Egyptian singer, actor and composer (1952–2026)

Hany Abdel Aziz Shaker (هاني عبد العزيز شاكر, /arz/; 21 December 1952 – 3 May 2026) was an Egyptian singer, actor and composer. His first public appearance was when he sang with Abd El Halim Hafez Choral Group in "Sora", then he played the young Sayed Darwish in the movie Sayed Darwish.

==Life and career==
Hany Shaker began his musical career at a very early age – learning the piano as a child, when his mother took on the role of agent as well as supervisor of his professional training. After graduation from high school in the early 1970s, he studied music at the prestigious Cairo Conservatoire.

Shaker scored his first breakthrough hit in his second year of college in December 1972 with a song written by Mohammed El Mougi, "Heloua ya Dounia" (It's a Wonderful Life), which set him off on his musical career. Although at that time the biggest legends remained at their peak – Umm Kulthum, Farid al-Atrash, Mohammed Abdel Wahab and Abdel Halim Hafez – they recognized his potential and supported him, so that he was able to become known among all these legends. Hany claimed he owed his greatest musical debt to Abdel Halim Hafez, a man who continues to exert a huge influence on younger Egyptian and Arab musicians even after his death in 1977.

In 1974, Shaker was invited to participate in a concert in Lebanon, which turned out to be a huge success. Since then, Shaker has remained extremely popular among the Lebanese.

From then on Shaker produced a number of his early hits: "Siboni Aheb" (Let me love), "Kisma w’nasib" (Destiny and fate), and one of his most popular "Kida Bardo Ya Amar" (It's not fair, oh Moon"). During the 1970s Shaker presented two famous plays, "Cinderella" and "Egypt", and three romantic movies: When Love Sings, We Live for Love, and I Love This and Want That.

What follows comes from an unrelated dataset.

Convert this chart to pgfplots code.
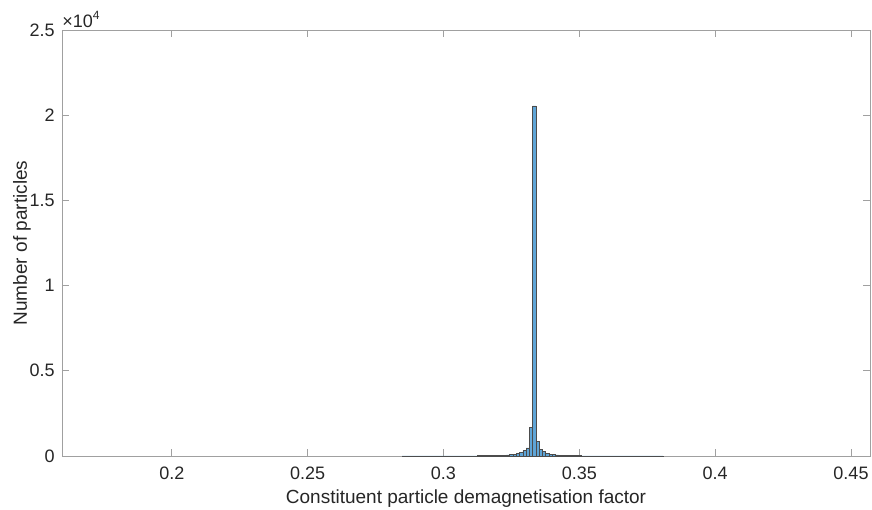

In the course of his long career, Shaker proved he was not only a talented singer, but also a songwriter of his own material, including the album Albi Maloh, which included eight hits in the early 1990s, and songs such as "Ma’ak" and "Katabetli essenin", as well as working with composers including Salah El Sharnoubi, Tarik Akif, Yehia El Mougi, Mohamed Sultan, Baligh Hamdi, Mohamed Elmogi, khaled Elamir, Mounir Mourad, Elias El Rahbani, Ammar Elshereei, Mohamed Diaa Eldeen, Sami Elhefnawi, Hassan Abo Elsuood, and Ahmed Shata.

In spite of his love of traditional Egyptian music, Shaker also enjoyed modern songs which reflect contemporary society. He considered his own musical style a halfway point between tradition and modernity. In the late 1980s and the 1990s he started to act through his video clips, including Lao Ya’ni, Nesyanak Sa’b, Mat Hadidish, Albi Maloh and many others.

Shaker died in Paris on 3 May 2026, at the age of 73.